Jenkins the Orchestrator, Not the Operator
First-time Jenkins use brings the realization that Jenkins doesn’t do much without the help of plugins and other tools. Week one began with breaking apart the major parts of a pipeline and understanding what Jenkins truly is — the conductor of an orchestra of tools. Within an hour of a whiteboard session, we had a full pipeline diagrammed, which included an SCM, Jenkins, artifact repository, code validation, testing, and various environments. Giving us interns this high-level information proved Jenkins’ worth and set the foundation to begin implementation of a pipeline.
Don’t Get Too Comfortable: Jenkins’ Ability for Customization
After setting up and handling a few basic builds, we moved on to deployments to Nexus. This was the first glimpse of the struggles infrastructure deals with on a regular basis. The topic of integration methods came up. Do you use plugins? Scripts? Having conversations about the pros and cons of each is important. There is no one-size-fits-all (and may never be).
Googling Everything Doesn’t Help
Google is a cure-all for programming and system errors during school. You get a seg fault compiling with C++, and 5k other students are probably dealing with the same. With first-time Jenkins use, we found out quickly that Jenkins issues aren’t so common, as there are hundreds or thousands of possible implementations. DevOps interns need to understand that asking for help is okay and getting involved in the community is important.
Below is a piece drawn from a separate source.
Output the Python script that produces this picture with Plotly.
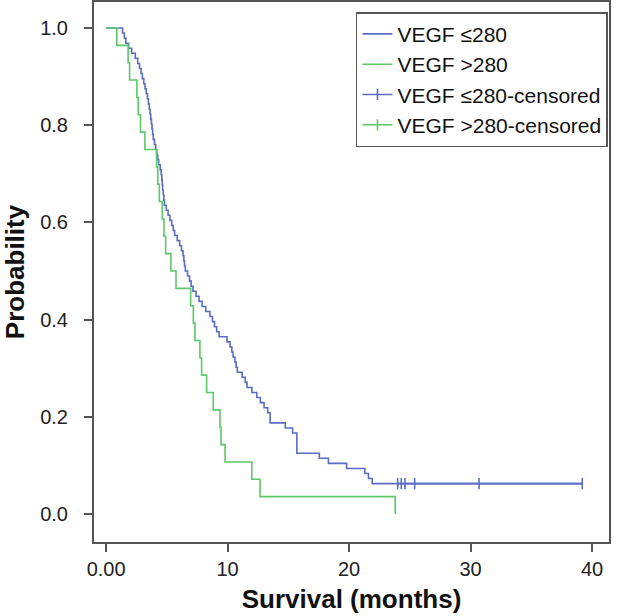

Jenkins administration can be complicated, and struggling is part of the process everyone goes through.
First-Time Jenkins Use: My Advice to DevOps Interns
- Learn to Love Jenkins – If you don’t end up enjoying the work after a while, then the work can become overwhelming.
- Embrace the Fear – Jenkins is intimidating at first, but shortly after the subtle sophistication will lure you in.
- Always Ask Questions – You likely won’t learn these things by accident. Worse, you may be doing more work than necessary. Don’t reinvent the wheel.
- Look Down from Above – A high-level understanding of the job you’re trying to complete will help you to plan the way to implement your solution.
Where We Need Help as DevOps Interns
- Answer Questions – Help answer questions as thoroughly as possible. It has been incredibly important to my personal success in this company. Without asking questions I probably would have failed.
- Encourage First-time Jenkins Use Immediately – Introduce Jenkins in the interview. This will allow you to see the interviewer’s ability to think, communicate, and research. It also helps as a way to make sure the interviewer is interested in this sort of work.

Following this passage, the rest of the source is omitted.